The popular-democratic struggle is not directly or frontally an anti-capitalist struggle. It is only anti-capitalist in its logic and implications clearly demonstrated, for instance, in the anti-poverty, anti-privatisation and anti-commercialisation agitations. The current global struggles against the neoliberal capitalist regime, the “Occupy Movement”, and its associated “Washington Consensus” (the successor to the Structural Adjustment Programme (SAP), the inauguration of the World Social Forum and the nation-wide anti-subsidy removal protest in Nigeria in January 2012 all define the broad aims of popular democracy and the methods of popular-democratic struggle.
Collaborating and marching together in this particular democratic struggle are people of various ideological and political persuasions and orientations and visions of the society they “wish to see”: revolutionary socialists, capitalist reformers, failed capitalists, “non-ideological” humanists, priests and other “men and women of God’, anarchists, liberals, lumpen proletariat, etc – all united in opposition to poverty, state delinquency and insensitivity, state robbery, oppression, corruption, poverty-induced violence, election-rigging, etc. The popular-democratic movement strives for immediate and, at most, short-term aims. The character of its composition and what some people may see as eclecticism in its programme, as well as the cohabitation, in a single formation, of diverse ideological currents make long-term, or even medium-term, objectives impossible.
I have, at some points in the course of this presentation, indicated that my five-level geopolitical restructuring naturally raises several questions – some obvious to me and some, perhaps, still unknown to me, which have to be properly and concretely articulated and answered. Every solution to any of such concrete questions becomes a refinement of the proposed structure. Among the questions that immediately hit me as I finished the draft of my last week’s piece are the following: Why are the eight regions grossly unequal in size, in population and in the number of states that constitute them? How do you reconcile collective presidency with the multi-party system, which is a national political consensus and truly “national” parties, which many advocate? If we take Neighbourhood Organisations as sites for grassroots democracy (or democracy at the grassroots) how do we reconcile the system with traditional rulership?

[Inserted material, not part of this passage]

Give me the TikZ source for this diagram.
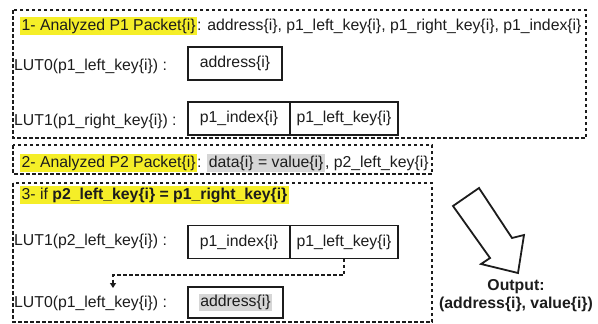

Furthermore, although I have insisted that the cost of running the proposed five-tier popular-democratic structure would be far less than the cost of maintaining the present three-tier structure, the assertion may need to be demonstrated more strongly. The last problem that “ruffles” me at this stage is: How do we deal with the expected contradictions between the proposed popular-democratic restructuring and neoliberal capitalism? It is clear, for instance, that the contract system is incompatible with the mobilisational and “mass-participation” objectives of the Neigbhbourhood Organisations. In any case, the contract system cannot be sustained financially at that level of governance. These questions and several others demand solutions.
However, unlike a mathematical problem to which one person, sitting alone, can produce a “complete solution”, a person may propose a solution to a social question but only the mass than solve it.